* begin *
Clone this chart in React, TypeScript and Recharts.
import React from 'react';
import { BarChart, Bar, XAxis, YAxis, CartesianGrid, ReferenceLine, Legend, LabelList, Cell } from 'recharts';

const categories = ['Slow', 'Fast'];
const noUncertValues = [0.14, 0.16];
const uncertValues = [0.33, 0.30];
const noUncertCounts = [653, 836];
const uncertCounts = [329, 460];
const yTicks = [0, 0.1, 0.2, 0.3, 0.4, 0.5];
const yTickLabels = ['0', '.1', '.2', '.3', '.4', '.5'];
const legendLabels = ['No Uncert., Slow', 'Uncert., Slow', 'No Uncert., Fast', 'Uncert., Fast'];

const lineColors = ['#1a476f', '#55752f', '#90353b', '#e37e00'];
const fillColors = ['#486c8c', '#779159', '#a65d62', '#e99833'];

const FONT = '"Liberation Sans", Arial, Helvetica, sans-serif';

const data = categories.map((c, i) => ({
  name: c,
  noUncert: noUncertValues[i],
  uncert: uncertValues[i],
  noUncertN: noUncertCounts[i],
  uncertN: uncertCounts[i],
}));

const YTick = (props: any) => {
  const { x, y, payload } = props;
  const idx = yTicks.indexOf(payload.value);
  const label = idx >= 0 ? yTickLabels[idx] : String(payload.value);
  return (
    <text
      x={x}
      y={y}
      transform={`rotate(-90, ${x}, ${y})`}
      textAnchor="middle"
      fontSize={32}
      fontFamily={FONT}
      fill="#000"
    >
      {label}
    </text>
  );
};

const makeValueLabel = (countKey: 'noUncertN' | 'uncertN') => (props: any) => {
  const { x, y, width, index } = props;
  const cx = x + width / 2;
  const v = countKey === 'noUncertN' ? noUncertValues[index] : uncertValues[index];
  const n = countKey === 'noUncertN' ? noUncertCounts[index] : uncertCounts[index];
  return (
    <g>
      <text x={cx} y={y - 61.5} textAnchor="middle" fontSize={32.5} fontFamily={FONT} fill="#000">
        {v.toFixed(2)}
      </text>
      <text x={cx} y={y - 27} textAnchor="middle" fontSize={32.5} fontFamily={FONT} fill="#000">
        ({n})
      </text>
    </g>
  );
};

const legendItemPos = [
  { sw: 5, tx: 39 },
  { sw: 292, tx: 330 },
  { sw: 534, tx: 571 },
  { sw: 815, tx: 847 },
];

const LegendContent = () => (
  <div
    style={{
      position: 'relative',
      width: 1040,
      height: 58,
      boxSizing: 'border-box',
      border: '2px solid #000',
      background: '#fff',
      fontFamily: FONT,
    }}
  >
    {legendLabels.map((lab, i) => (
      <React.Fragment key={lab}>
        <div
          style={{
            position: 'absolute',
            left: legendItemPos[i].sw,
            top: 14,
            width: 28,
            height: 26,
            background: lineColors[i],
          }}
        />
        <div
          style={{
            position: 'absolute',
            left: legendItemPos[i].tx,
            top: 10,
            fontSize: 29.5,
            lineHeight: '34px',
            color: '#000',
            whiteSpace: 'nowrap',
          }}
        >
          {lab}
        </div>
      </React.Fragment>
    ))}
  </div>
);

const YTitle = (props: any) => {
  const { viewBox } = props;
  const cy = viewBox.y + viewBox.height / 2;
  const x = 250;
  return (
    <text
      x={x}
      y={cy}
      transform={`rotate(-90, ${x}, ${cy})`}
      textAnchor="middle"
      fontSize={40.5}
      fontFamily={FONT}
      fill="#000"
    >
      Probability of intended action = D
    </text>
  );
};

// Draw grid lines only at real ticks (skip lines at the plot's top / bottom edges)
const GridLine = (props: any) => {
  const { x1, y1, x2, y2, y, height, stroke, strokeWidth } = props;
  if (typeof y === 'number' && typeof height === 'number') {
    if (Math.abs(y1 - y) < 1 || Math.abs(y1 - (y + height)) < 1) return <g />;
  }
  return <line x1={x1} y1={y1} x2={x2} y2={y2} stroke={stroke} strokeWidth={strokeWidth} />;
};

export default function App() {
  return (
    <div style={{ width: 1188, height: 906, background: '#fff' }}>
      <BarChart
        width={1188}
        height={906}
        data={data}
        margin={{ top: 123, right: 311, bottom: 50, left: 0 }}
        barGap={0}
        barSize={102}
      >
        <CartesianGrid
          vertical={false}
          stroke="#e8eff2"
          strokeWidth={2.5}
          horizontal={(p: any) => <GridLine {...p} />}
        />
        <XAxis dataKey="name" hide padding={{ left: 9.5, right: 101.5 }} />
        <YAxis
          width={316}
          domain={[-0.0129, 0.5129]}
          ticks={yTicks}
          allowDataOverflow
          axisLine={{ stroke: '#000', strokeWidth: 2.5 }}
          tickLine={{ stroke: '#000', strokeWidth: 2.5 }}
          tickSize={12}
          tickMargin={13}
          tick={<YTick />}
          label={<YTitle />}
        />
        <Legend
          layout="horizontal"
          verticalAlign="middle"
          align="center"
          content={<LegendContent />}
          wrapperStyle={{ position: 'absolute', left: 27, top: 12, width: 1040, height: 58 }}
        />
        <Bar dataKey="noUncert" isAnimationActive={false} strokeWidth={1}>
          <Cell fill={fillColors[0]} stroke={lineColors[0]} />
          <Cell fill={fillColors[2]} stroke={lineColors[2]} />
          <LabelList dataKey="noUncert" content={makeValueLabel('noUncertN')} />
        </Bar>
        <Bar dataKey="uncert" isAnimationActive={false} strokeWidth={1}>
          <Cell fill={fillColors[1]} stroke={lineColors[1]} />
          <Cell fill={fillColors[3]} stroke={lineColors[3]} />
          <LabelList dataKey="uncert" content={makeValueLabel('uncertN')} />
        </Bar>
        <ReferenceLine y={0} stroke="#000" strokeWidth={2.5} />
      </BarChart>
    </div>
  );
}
* end *
Task goal:
Please set down all the data word for word.

Answer below:
Clone this chart in React, TypeScript and Recharts.
import React from 'react';
import { BarChart, Bar, XAxis, YAxis, CartesianGrid, ReferenceLine, Legend, LabelList, Cell } from 'recharts';

const categories = ['Slow', 'Fast'];
const noUncertValues = [0.14, 0.16];
const uncertValues = [0.33, 0.30];
const noUncertCounts = [653, 836];
const uncertCounts = [329, 460];
const yTicks = [0, 0.1, 0.2, 0.3, 0.4, 0.5];
const yTickLabels = ['0', '.1', '.2', '.3', '.4', '.5'];
const legendLabels = ['No Uncert., Slow', 'Uncert., Slow', 'No Uncert., Fast', 'Uncert., Fast'];

const lineColors = ['#1a476f', '#55752f', '#90353b', '#e37e00'];
const fillColors = ['#486c8c', '#779159', '#a65d62', '#e99833'];

const FONT = '"Liberation Sans", Arial, Helvetica, sans-serif';

const data = categories.map((c, i) => ({
  name: c,
  noUncert: noUncertValues[i],
  uncert: uncertValues[i],
  noUncertN: noUncertCounts[i],
  uncertN: uncertCounts[i],
}));

const YTick = (props: any) => {
  const { x, y, payload } = props;
  const idx = yTicks.indexOf(payload.value);
  const label = idx >= 0 ? yTickLabels[idx] : String(payload.value);
  return (
    <text
      x={x}
      y={y}
      transform={`rotate(-90, ${x}, ${y})`}
      textAnchor="middle"
      fontSize={32}
      fontFamily={FONT}
      fill="#000"
    >
      {label}
    </text>
  );
};

const makeValueLabel = (countKey: 'noUncertN' | 'uncertN') => (props: any) => {
  const { x, y, width, index } = props;
  const cx = x + width / 2;
  const v = countKey === 'noUncertN' ? noUncertValues[index] : uncertValues[index];
  const n = countKey === 'noUncertN' ? noUncertCounts[index] : uncertCounts[index];
  return (
    <g>
      <text x={cx} y={y - 61.5} textAnchor="middle" fontSize={32.5} fontFamily={FONT} fill="#000">
        {v.toFixed(2)}
      </text>
      <text x={cx} y={y - 27} textAnchor="middle" fontSize={32.5} fontFamily={FONT} fill="#000">
        ({n})
      </text>
    </g>
  );
};

const legendItemPos = [
  { sw: 5, tx: 39 },
  { sw: 292, tx: 330 },
  { sw: 534, tx: 571 },
  { sw: 815, tx: 847 },
];

const LegendContent = () => (
  <div
    style={{
      position: 'relative',
      width: 1040,
      height: 58,
      boxSizing: 'border-box',
      border: '2px solid #000',
      background: '#fff',
      fontFamily: FONT,
    }}
  >
    {legendLabels.map((lab, i) => (
      <React.Fragment key={lab}>
        <div
          style={{
            position: 'absolute',
            left: legendItemPos[i].sw,
            top: 14,
            width: 28,
            height: 26,
            background: lineColors[i],
          }}
        />
        <div
          style={{
            position: 'absolute',
            left: legendItemPos[i].tx,
            top: 10,
            fontSize: 29.5,
            lineHeight: '34px',
            color: '#000',
            whiteSpace: 'nowrap',
          }}
        >
          {lab}
        </div>
      </React.Fragment>
    ))}
  </div>
);

const YTitle = (props: any) => {
  const { viewBox } = props;
  const cy = viewBox.y + viewBox.height / 2;
  const x = 250;
  return (
    <text
      x={x}
      y={cy}
      transform={`rotate(-90, ${x}, ${cy})`}
      textAnchor="middle"
      fontSize={40.5}
      fontFamily={FONT}
      fill="#000"
    >
      Probability of intended action = D
    </text>
  );
};

// Draw grid lines only at real ticks (skip lines at the plot's top / bottom edges)
const GridLine = (props: any) => {
  const { x1, y1, x2, y2, y, height, stroke, strokeWidth } = props;
  if (typeof y === 'number' && typeof height === 'number') {
    if (Math.abs(y1 - y) < 1 || Math.abs(y1 - (y + height)) < 1) return <g />;
  }
  return <line x1={x1} y1={y1} x2={x2} y2={y2} stroke={stroke} strokeWidth={strokeWidth} />;
};

export default function App() {
  return (
    <div style={{ width: 1188, height: 906, background: '#fff' }}>
      <BarChart
        width={1188}
        height={906}
        data={data}
        margin={{ top: 123, right: 311, bottom: 50, left: 0 }}
        barGap={0}
        barSize={102}
      >
        <CartesianGrid
          vertical={false}
          stroke="#e8eff2"
          strokeWidth={2.5}
          horizontal={(p: any) => <GridLine {...p} />}
        />
        <XAxis dataKey="name" hide padding={{ left: 9.5, right: 101.5 }} />
        <YAxis
          width={316}
          domain={[-0.0129, 0.5129]}
          ticks={yTicks}
          allowDataOverflow
          axisLine={{ stroke: '#000', strokeWidth: 2.5 }}
          tickLine={{ stroke: '#000', strokeWidth: 2.5 }}
          tickSize={12}
          tickMargin={13}
          tick={<YTick />}
          label={<YTitle />}
        />
        <Legend
          layout="horizontal"
          verticalAlign="middle"
          align="center"
          content={<LegendContent />}
          wrapperStyle={{ position: 'absolute', left: 27, top: 12, width: 1040, height: 58 }}
        />
        <Bar dataKey="noUncert" isAnimationActive={false} strokeWidth={1}>
          <Cell fill={fillColors[0]} stroke={lineColors[0]} />
          <Cell fill={fillColors[2]} stroke={lineColors[2]} />
          <LabelList dataKey="noUncert" content={makeValueLabel('noUncertN')} />
        </Bar>
        <Bar dataKey="uncert" isAnimationActive={false} strokeWidth={1}>
          <Cell fill={fillColors[1]} stroke={lineColors[1]} />
          <Cell fill={fillColors[3]} stroke={lineColors[3]} />
          <LabelList dataKey="uncert" content={makeValueLabel('uncertN')} />
        </Bar>
        <ReferenceLine y={0} stroke="#000" strokeWidth={2.5} />
      </BarChart>
    </div>
  );
}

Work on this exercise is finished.